Her bir kahramanın derin iç acıları  var, bu acılar ateşin başında pişerken fokurduyor ve iç dökmeler başlıyor. bir tepede ateş yakarak  çilingir sofrası kuran köyün erkekleri ve oraya gelen doktor Necati’nin sohbetlerinde; kız kardeşlerin evdeki ocak başında birbirlerine dert yanarken konuşmaları bize iç acılarının ne kadar derin olduğunu gösteriyor. Yani her bir kahramanın hikayesi bir film olacak nitelikte. Bir bakıma hikayeler birleşerek roman havasına bürünüyor, biraz Çehov biraz Freud karışımı da filmi lezzetlendiriyor…

Gelecek umutlarını yitirmeyen ve çıkışı -beslemelik yapsalar da-şehirde arayan üç kız kardeşin  dayanışmasını, sıcaklığını ve her kardeş gibi zaman zaman da kavgalarını anlatan film aslında bir çıkışsızlığın ve çaresizliğin hikayesini anlatıyor bize. Hayatların bir masal olma özlemi ise sadece anlatımlarda kalıyor bir türlü başlamak bilmeyen…

İç Anadolu yöresine ait olan şiveyle: 

Baba: Size  “Üç Nankör Kız”ın masalını anletem mi?

Havva: Anlat

Baba: Anlat demekle olmaz, size “Üç Nankör Kız”ın masalını anletem mi?

Reyhan: Aman baba başlama yine hadi anlatacaksan anlat

Baba: Aman baba başlama yine,hadi anlatacaksan anlat demekle olmaz, size “Üç Nankör Kız”ın masalını anletem mi?

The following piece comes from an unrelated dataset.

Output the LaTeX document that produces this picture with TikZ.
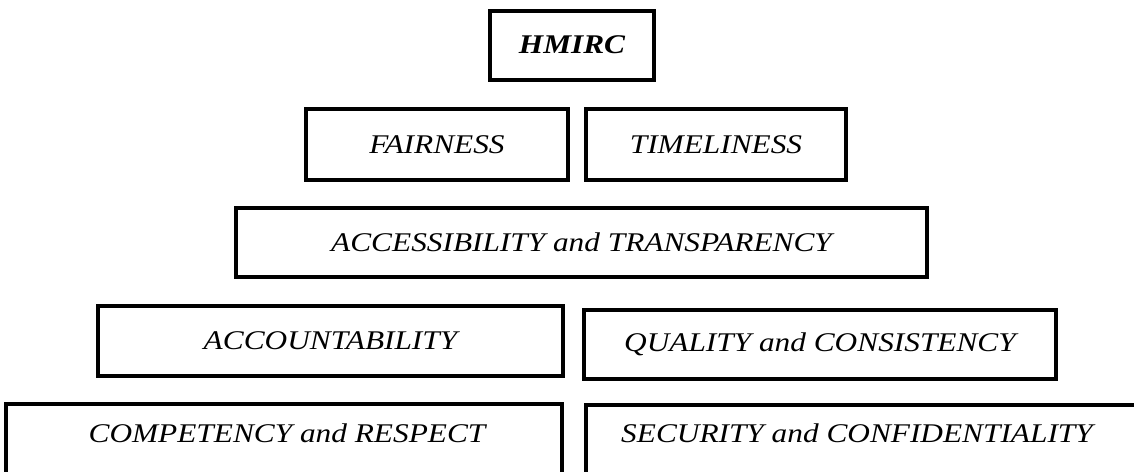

Nuran:…………………………………………………….

Yönetmen: Emin Alper

  • TÜRKİYE, ALMANYA, HOLLANDA, YUNANİSTAN / 2019 / DCP / Renkli / 107’ / Türkçe; İngilizce altyazılı
  • Senarist: Emin Alper
  • Görüntü Yönetmeni: Emre Erkmen
  • Kurgucu: Çiçek Kahraman
  • Özgün Müzik: Giorgos Papaioannou, Nikos Papaioannou
  • Oyuncular: Cemre Ebüzziya, Ece Yüksel, Helin Kandemir, Kayhan Açıkgöz, Müfit Kayacan, Kubilay Tunçer, Hilmi Özçelik, Başak Kıvılcım Ertanoğlu
  • Yapımcı: Nadir Öperli, Muzaffer Yıldırım
  • Yapım Şirketi: Liman Film, NuLook Production
  • Dünya Hakları: The Match Factory

OrtaKoltuk Puanı:

41 YORUMLAR

  1. Elinize emeginize saglik demeyi cokkkk isterdim…..
    Bu kadar Anlamsiz ve bos bir film seyrettigimi hatirlamiyorum. Ne bir konu , ne bir mesaj, ne bir duygu ,ne bir gorsellik hic biri mi olmaz bir filmde…cok sıkılmama ragmen ha simdi konuya girecek diye beklerken skn yazisi cikti karsima…salondaki 6 kisi anlamsiz gozlerle birbirine bakti….sadece gozlerimiz konustu…..Hayatimdan bosa giden koskoca birbucuk saat ….Turk sinemasini daha iyi yerlerde gormek ve destek olnak icin gittigim film maalesef 10 uzerinden ( -10 ) aldi benden ve filmi izleyen diger seyircilerden…..çok yazik…..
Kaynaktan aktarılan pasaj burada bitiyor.